Jim Glass, a senior research scientist at MIT who has been working on voice technology for the past few decades, agrees that the timing may finally be right for voice control. “Speech has reached a tipping point in our society,” he says. “In my experience, when people can talk to a device rather than via a remote control, they want to do that.”
Last November, Baidu reached an important landmark with its voice technology, announcing that its Silicon Valley lab had developed a powerful new speech recognition engine called Deep Speech 2. It consists of a very large, or “deep,” neural network that learns to associate sounds with words and phrases as it is fed millions of examples of transcribed speech. Deep Speech 2 can recognize spoken words with stunning accuracy. In fact, the researchers found that it can sometimes transcribe snippets of Mandarin speech more accurately than a person.
Baidu’s progress is all the more impressive because Mandarin is phonetically complex and uses tones that transform the meaning of a word. Deep Speech 2 is also striking because few of the researchers in the California lab where the technology was developed speak Mandarin, Cantonese, or any other variant of Chinese. The engine essentially works as a universal speech system, learning English just as well when fed enough examples.
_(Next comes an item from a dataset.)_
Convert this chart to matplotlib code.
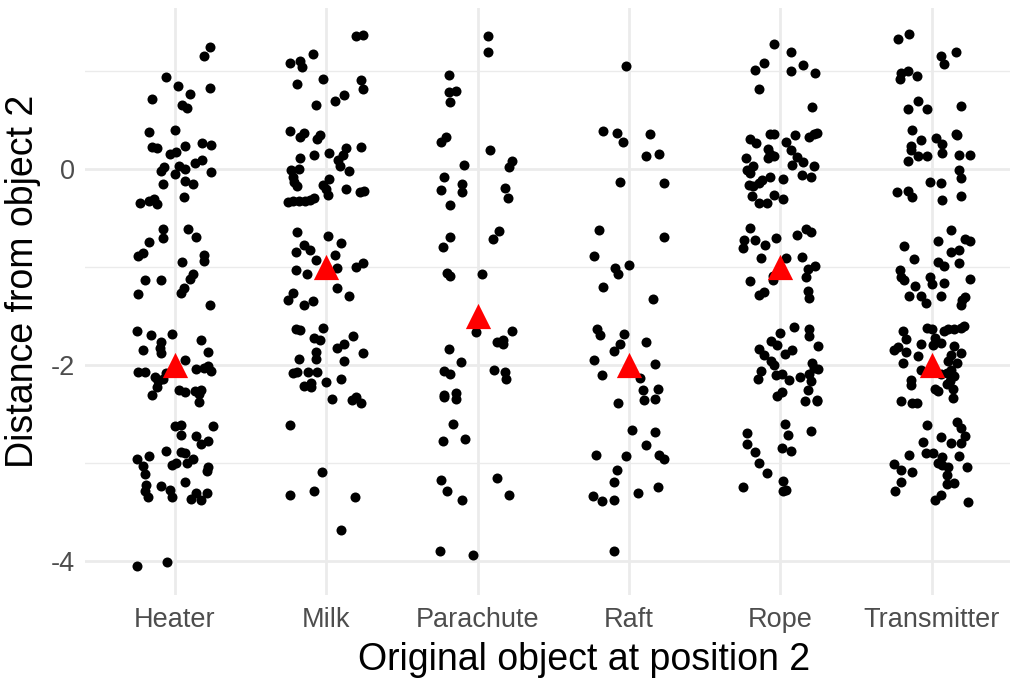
import numpy as np
import matplotlib.pyplot as plt

# --- data: (horizontal jitter, distance) per original object ---
objects = ["Heater", "Milk", "Parachute", "Raft", "Rope", "Transmitter"]

heater = np.array([
    (.23, 1.24), (.19, 1.15), (-.06, .94), (.02, .85), (.23, .82), (.10, .76), (-.15, .71),
    (.05, .65), (.08, .62), (-.17, .38), (0, .40), (-.15, .22), (-.12, .21), (.07, .23),
    (.18, .26), (.24, .24), (-.03, .15), (.01, .17), (.13, .06), (.18, .09), (-.07, .02),
    (-.09, -.02), (.03, .03), (.07, 0), (0, -.05), (.24, -.03), (.07, -.12), (.12, -.16),
    (-.08, -.16), (.06, -.29), (-.23, -.35), (-.17, -.33), (-.14, -.31), (-.12, -.36),
    (-.08, -.62), (-.08, -.71), (.09, -.62), (.14, -.70), (-.17, -.75), (-.24, -.89),
    (-.21, -.86), (.19, -.88), (.19, -.94), (.05, -.95), (.12, -1.07), (.10, -1.13),
    (-.20, -1.14), (-.09, -1.14), (-.24, -1.28), (.06, -1.22), (.04, -1.27), (.23, -1.39),
    (-.25, -1.66), (-.16, -1.70), (-.02, -1.69), (-.09, -1.77), (.17, -1.75), (-.21, -1.85),
    (-.10, -1.83), (-.09, -1.88), (.22, -1.87), (.07, -1.95), (-.24, -2.07), (-.20, -2.08),
    (-.13, -2.13), (-.06, -2.09), (-.11, -2.17), (-.08, -2.15), (-.12, -2.23), (-.15, -2.31),
    (.03, -2.26), (.07, -2.28), (.14, -2.04), (.19, -2.03), (.24, -2.06), (.22, -2.01),
    (.13, -2.27), (.17, -2.26), (.16, -2.30), (.16, -2.38), (0, -2.63), (.04, -2.62),
    (.04, -2.72), (.14, -2.73), (.17, -2.81), (.22, -2.78), (.25, -2.63), (-.06, -2.88),
    (.04, -2.89), (.07, -2.90), (-.25, -2.96), (-.17, -2.93), (-.21, -3.03), (-.02, -3.02),
    (.01, -3.00), (.08, -3.00), (.12, -2.96), (.22, -3.04), (.21, -3.09), (-.20, -3.12),
    (-.19, -3.23), (-.20, -3.29), (-.18, -3.35), (-.09, -3.24), (-.03, -3.28), (-.02, -3.35),
    (.07, -3.20), (.11, -3.37), (.14, -3.31), (.17, -3.38), (.21, -3.31), (-.25, -4.06),
    (-.05, -4.01),
])

milk = np.array([
    (.20, 1.36), (.24, 1.37), (-.09, 1.17), (-.24, 1.08), (-.17, 1.10), (-.16, 1.04),
    (-.19, .87), (-.02, .92), (.23, .91), (.24, .81), (-.07, .65), (.06, .69), (.12, .75),
    (-.24, .39), (-.15, .37), (-.17, .32), (-.04, .34), (-.06, .30), (.23, .22), (.13, .21),
    (.02, .16), (-.08, .14), (-.17, .11), (.11, .14), (.08, .09), (.09, .03), (.15, -.02),
    (-.23, -.01), (-.18, 0), (-.22, -.08), (-.21, -.13), (-.19, -.18), (.02, -.10),
    (-.02, -.17), (0, -.21), (.01, -.27), (.13, -.21), (.22, -.24), (.25, -.23), (-.25, -.34),
    (-.22, -.33), (-.18, -.33), (-.14, -.33), (-.11, -.32), (-.08, -.30), (-.19, -.65),
    (.01, -.69), (.10, -.76), (-.15, -.78), (-.11, -.83), (-.20, -.85), (-.07, -.93),
    (.06, -.88), (.20, -1.00), (.24, -.96), (-.20, -1.03), (-.13, -1.07), (.07, -1.01),
    (.07, -1.22), (.15, -1.30), (-.22, -1.27), (-.25, -1.34), (-.15, -1.39), (-.09, -1.35),
    (-.20, -1.64), (-.17, -1.65), (-.02, -1.63), (-.08, -1.73), (-.04, -1.75), (.18, -1.71),
    (.07, -1.83), (.12, -1.79), (-.07, -1.87), (-.07, -1.94), (-.18, -1.94), (.24, -1.88),
    (.12, -1.96), (-.22, -2.09), (-.19, -2.08), (-.12, -2.08), (-.06, -2.07), (-.15, -2.22),
    (-.10, -2.23), (-.10, -2.19), (0, -2.18), (.10, -2.15), (.04, -2.35), (.17, -2.36),
    (.20, -2.33), (.23, -2.39), (-.24, -2.62), (-.03, -3.10), (-.24, -3.33), (-.08, -3.29),
    (.19, -3.35), (.10, -3.69),
])

parachute = np.array([
    (.07, 1.36), (.07, 1.19), (-.19, .96), (-.19, .78), (-.14, .79), (-.18, .68), (-.21, .32),
    (-.24, .27), (.08, .19), (.23, .08), (.21, .02), (-.09, .04), (-.22, -.08), (-.24, -.22),
    (-.10, -.16), (-.10, -.24), (.18, -.20), (.20, -.30), (-.18, -.37), (-.18, -.70),
    (-.23, -.80), (.14, -.64), (.10, -.72), (-.20, -1.06), (-.18, -1.09), (.03, -1.07),
    (-.01, -1.67), (.23, -1.66), (.13, -1.77), (.17, -1.75), (.17, -1.79), (-.19, -1.84),
    (-.11, -1.97), (-.22, -2.06), (-.18, -2.10), (.11, -2.05), (.18, -2.08), (.19, -2.15),
    (-.22, -2.31), (-.22, -2.33), (-.14, -2.29), (-.14, -2.35), (-.16, -2.61), (-.23, -2.78),
    (-.08, -2.76), (-.24, -3.18), (-.20, -3.29), (-.10, -3.38), (.13, -3.16), (.21, -3.33),
    (-.25, -3.90), (-.03, -3.94),
])

raft = np.array([
    (-.02, 1.05), (-.17, .39), (-.08, .37), (-.04, .27), (.14, .36), (.11, .13), (.20, .15),
    (-.06, -.13), (.23, -.15), (-.20, -.63), (.23, -.70), (-.23, -.89), (0, -.98),
    (-.09, -1.01), (-.07, -1.07), (-.17, -1.21), (.16, -1.33), (-.21, -1.64), (-.19, -1.70),
    (-.03, -1.69), (-.06, -1.79), (-.10, -1.86), (.11, -1.77), (-.23, -1.95), (.17, -1.99),
    (-.18, -2.11), (.07, -2.14), (.09, -2.26), (.19, -2.25), (.10, -2.36), (.17, -2.35),
    (-.07, -2.39), (.02, -2.67), (.17, -2.69), (.11, -2.82), (-.22, -2.92), (-.02, -2.93),
    (.20, -2.92), (.23, -2.96), (-.08, -3.08), (-.10, -3.20), (-.24, -3.34), (-.18, -3.39),
    (-.10, -3.38), (.06, -3.31), (.19, -3.25), (-.10, -3.90),
])

rope = np.array([
    (-.04, 1.27), (.07, 1.19), (-.11, 1.08), (-.17, 1.01), (.07, 1.00), (.15, 1.06),
    (.23, .98), (-.14, .81), (.21, .63), (-.07, .36), (-.04, .36), (-.20, .30), (-.16, .26),
    (.10, .34), (.19, .32), (.24, .37), (.22, .35), (.04, .27), (-.08, .20), (.07, .19),
    (-.07, .15), (-.04, .13), (-.08, .11), (.11, .12), (-.23, .11), (.08, .04), (.15, .07),
    (.22, .03), (-.18, .03), (-.22, -.01), (-.20, -.04), (.14, -.06), (.20, -.08), (.02, -.10),
    (-.07, -.08), (-.12, -.11), (-.21, -.17), (-.18, -.18), (-.14, -.15), (-.19, -.28),
    (-.04, -.27), (.02, -.31), (-.14, -.35), (-.09, -.35), (-.20, -.60), (-.24, -.73),
    (-.25, -.81), (-.17, -.73), (-.10, -.78), (-.03, -.71), (.11, -.68), (.17, -.62),
    (.20, -.65), (-.13, -.91), (.04, -.91), (.14, -.90), (.18, -1.02), (.23, -.99),
    (.17, -1.10), (-.05, -1.09), (-.05, -1.14), (-.20, -1.15), (-.14, -1.29), (-.11, -1.26),
    (.18, -1.25), (.19, -1.32), (.09, -1.62), (.19, -1.64), (.19, -1.71), (0, -1.68),
    (-.06, -1.76), (-.02, -1.80), (.25, -1.81), (-.14, -1.84), (-.11, -1.90), (.08, -1.85),
    (.03, -1.89), (-.06, -1.96), (-.04, -2.00), (.21, -1.98), (.25, -2.04), (.22, -2.03),
    (-.13, -2.06), (-.15, -2.15), (-.03, -2.11), (.01, -2.10), (.06, -2.16), (.13, -2.13),
    (.19, -2.10), (.20, -2.17), (.18, -2.26), (-.02, -2.32), (.01, -2.28), (.16, -2.37),
    (.24, -2.37), (.24, -2.36), (.03, -2.61), (.05, -2.72), (.20, -2.68), (-.22, -2.70),
    (-.22, -2.81), (-.17, -2.89), (.01, -2.85), (.07, -2.88), (-.14, -3.00), (-.09, -3.11),
    (-.25, -3.25), (.02, -3.19), (.02, -3.29), (.04, -3.28),
])

transmitter = np.array([
    (-.15, 1.38), (-.22, 1.32), (.06, 1.15), (.08, 1.07), (.16, 1.19), (-.21, .92),
    (-.20, .98), (-.16, 1.00), (-.10, .95), (-.09, .69), (-.16, .61), (-.03, .61), (.19, .64),
    (-.13, .40), (-.07, .29), (.03, .31), (.07, .25), (.16, .36), (.17, .34), (-.14, .19),
    (-.14, .23), (-.16, .08), (-.09, .13), (-.03, .13), (.07, .16), (.18, .14), (.25, .14),
    (.18, -.01), (.19, -.09), (-.01, -.13), (.06, -.15), (-.23, -.24), (-.16, -.23),
    (-.13, -.29), (.07, -.32), (.19, -.28), (.13, -.63), (.04, -.74), (.22, -.72), (.25, -.74),
    (-.18, -.79), (.13, -.85), (.18, -.83), (-.12, -.92), (.04, -.95), (.08, -.99), (.18, -.96),
    (-.21, -1.03), (-.20, -1.10), (-.18, -1.14), (-.01, -1.10), (0, -1.18), (.08, -1.17),
    (.25, -1.13), (-.11, -1.20), (-.15, -1.30), (-.07, -1.30), (-.04, -1.37), (.06, -1.30),
    (.20, -1.34), (.22, -1.31), (.19, -1.39), (-.19, -1.66), (-.17, -1.74), (-.22, -1.82),
    (-.25, -1.85), (-.17, -1.87), (-.09, -1.91), (-.19, -1.98), (-.07, -1.79), (-.03, -1.63),
    (0, -1.64), (.02, -1.73), (.06, -1.78), (.08, -1.66), (.11, -1.64), (.15, -1.64),
    (.19, -1.63), (.21, -1.61), (.01, -1.80), (.15, -1.81), (.19, -1.88), (.13, -1.90),
    (.11, -1.96), (.17, -1.98), (-.07, -2.05), (.06, -2.10), (.10, -2.09), (.13, -2.05),
    (.15, -2.12), (.12, -2.17), (-.14, -2.16), (-.14, -2.21), (.02, -2.25), (.04, -2.27),
    (.10, -2.20), (.14, -2.25), (.14, -2.34), (-.20, -2.37), (-.13, -2.39), (-.10, -2.39),
    (-.03, -2.62), (.17, -2.59), (.19, -2.65), (.22, -2.73), (.06, -2.74), (.13, -2.80),
    (.19, -2.80), (-.06, -2.79), (-.15, -2.92), (-.04, -2.90), (.01, -2.90), (.07, -2.94),
    (.18, -2.93), (-.25, -3.01), (-.20, -3.08), (-.13, -3.10), (.04, -3.00), (.07, -3.02),
    (.11, -3.04), (.23, -3.05), (.10, -3.13), (-.20, -3.20), (.10, -3.22), (.15, -3.21),
    (-.24, -3.29), (.02, -3.38), (.06, -3.33), (.24, -3.40),
])

# summary value per object (red triangles)
medians = [-2, -1, -1.5, -2, -1, -2]

groups = [heater, milk, parachute, raft, rope, transmitter]

# --- plot ---
plt.rcParams['font.family'] = ['Liberation Sans', 'DejaVu Sans']

fig = plt.figure(figsize=(10.23, 6.79), dpi=100)
ax = fig.add_axes([0.083, 0.124, 0.904, 0.864])

grid_col = "#EBEBEB"
for yv in [1, -1, -3]:
    ax.axhline(yv, color=grid_col, lw=1.0, zorder=0)
for yv in [0, -2, -4]:
    ax.axhline(yv, color=grid_col, lw=2.0, zorder=0)
for i in range(len(objects)):
    ax.axvline(i + 1, color=grid_col, lw=2.0, zorder=0)

for i, pts in enumerate(groups):
    ax.scatter(pts[:, 0] + i + 1, pts[:, 1], s=52, color="black",
               linewidths=0, zorder=2)

ax.scatter(np.arange(1, len(objects) + 1), medians, marker="^", s=330,
           color="red", linewidths=0, zorder=3)

ax.set_xlim(0.406, 6.515)
ax.set_ylim(-4.35, 1.64)
ax.set_xticks(np.arange(1, len(objects) + 1))
ax.set_xticklabels(objects)
ax.set_yticks([0, -2, -4])
ax.set_yticklabels(["0", "-2", "-4"])
ax.tick_params(length=0, labelsize=19.5, labelcolor="#4D4D4D")
ax.tick_params(axis="x", pad=9)
ax.tick_params(axis="y", pad=7)
for s in ax.spines.values():
    s.set_visible(False)

ax.set_xlabel("Original object at position 2", fontsize=27, labelpad=6, x=0.54)
ax.set_ylabel("Distance from object 2", fontsize=27, labelpad=7, y=0.535)

fig.savefig("out.png", dpi=100)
Most of the voice commands that Baidu’s search engine hears today are simple queries—concerning tomorrow’s weather or pollution levels, for example. For these, the system is usually impressively accurate. Increasingly, however, users are asking more complicated questions. To take them on, last year the company launched its own voice assistant, called DuEr, as part of its main mobile app. DuEr can help users find movie show times or book a table at a restaurant.
The big challenge for Baidu will be teaching its AI systems to understand and respond intelligently to more complicated spoken phrases. Eventually, Baidu would like for DuEr to take part in a meaningful back-and-forth conversation, incorporating changing information into the discussion. To get there, a research group at Baidu’s Beijing offices is devoted to improving the system that interprets users’ queries. This involves using the kind of neural-network technology that Baidu has applied in voice recognition, but it also requires other tricks. And Baidu has hired a team to analyze the queries fed to DuEr and correct mistakes, thus gradually training the system to perform better.
“In the future, I would love for us to be able to talk to all of our devices and have them understand us,” Ng says. “I hope to someday have grandchildren who are mystified at how, back in 2016, if you were to say ‘Hi’ to your microwave oven, it would rudely sit there and ignore you.”